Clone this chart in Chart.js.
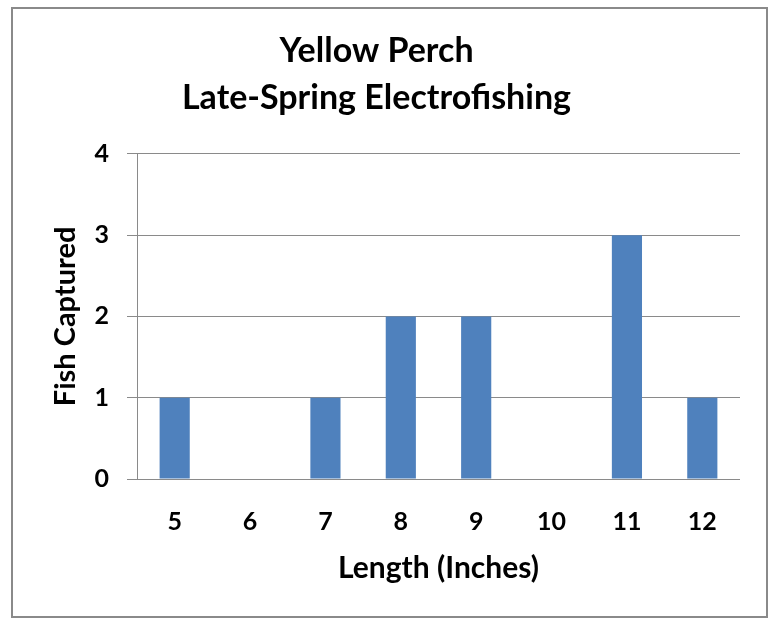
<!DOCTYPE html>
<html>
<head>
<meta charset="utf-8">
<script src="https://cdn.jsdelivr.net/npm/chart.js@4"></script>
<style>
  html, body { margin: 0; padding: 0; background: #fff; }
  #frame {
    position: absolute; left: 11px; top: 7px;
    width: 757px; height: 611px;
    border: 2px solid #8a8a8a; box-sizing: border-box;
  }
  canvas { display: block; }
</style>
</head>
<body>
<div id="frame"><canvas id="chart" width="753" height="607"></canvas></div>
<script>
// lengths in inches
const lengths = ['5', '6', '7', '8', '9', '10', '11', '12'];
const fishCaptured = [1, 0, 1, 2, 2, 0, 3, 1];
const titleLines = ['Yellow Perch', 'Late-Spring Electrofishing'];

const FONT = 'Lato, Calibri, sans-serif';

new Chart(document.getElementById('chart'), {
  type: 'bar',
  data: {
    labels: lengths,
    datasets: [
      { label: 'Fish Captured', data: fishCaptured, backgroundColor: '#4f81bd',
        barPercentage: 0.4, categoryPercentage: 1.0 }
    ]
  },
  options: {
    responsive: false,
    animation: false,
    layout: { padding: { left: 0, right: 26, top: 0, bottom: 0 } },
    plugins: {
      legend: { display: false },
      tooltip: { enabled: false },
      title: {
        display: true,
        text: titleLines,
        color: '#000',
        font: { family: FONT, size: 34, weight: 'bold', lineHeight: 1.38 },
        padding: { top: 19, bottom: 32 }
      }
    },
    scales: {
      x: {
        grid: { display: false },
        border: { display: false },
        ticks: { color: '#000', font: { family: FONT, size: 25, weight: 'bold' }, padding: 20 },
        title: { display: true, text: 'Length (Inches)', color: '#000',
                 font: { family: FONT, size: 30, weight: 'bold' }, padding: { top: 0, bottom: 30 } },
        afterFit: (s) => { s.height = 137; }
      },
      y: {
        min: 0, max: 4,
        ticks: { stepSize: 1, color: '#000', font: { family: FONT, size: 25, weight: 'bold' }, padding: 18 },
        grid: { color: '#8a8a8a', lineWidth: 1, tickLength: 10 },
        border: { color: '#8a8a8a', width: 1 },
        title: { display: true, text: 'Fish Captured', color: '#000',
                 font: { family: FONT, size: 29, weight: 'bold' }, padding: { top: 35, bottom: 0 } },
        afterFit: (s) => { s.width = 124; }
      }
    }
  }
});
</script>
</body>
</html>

• **Exercise brief**
Reproduce the material above exactly, first line through the line that contains "const FONT = 'Lato, Calibri, sans-serif';", minus the pictures.

• **Task result**
Clone this chart in Chart.js.
<!DOCTYPE html>
<html>
<head>
<meta charset="utf-8">
<script src="https://cdn.jsdelivr.net/npm/chart.js@4"></script>
<style>
  html, body { margin: 0; padding: 0; background: #fff; }
  #frame {
    position: absolute; left: 11px; top: 7px;
    width: 757px; height: 611px;
    border: 2px solid #8a8a8a; box-sizing: border-box;
  }
  canvas { display: block; }
</style>
</head>
<body>
<div id="frame"><canvas id="chart" width="753" height="607"></canvas></div>
<script>
// lengths in inches
const lengths = ['5', '6', '7', '8', '9', '10', '11', '12'];
const fishCaptured = [1, 0, 1, 2, 2, 0, 3, 1];
const titleLines = ['Yellow Perch', 'Late-Spring Electrofishing'];

const FONT = 'Lato, Calibri, sans-serif';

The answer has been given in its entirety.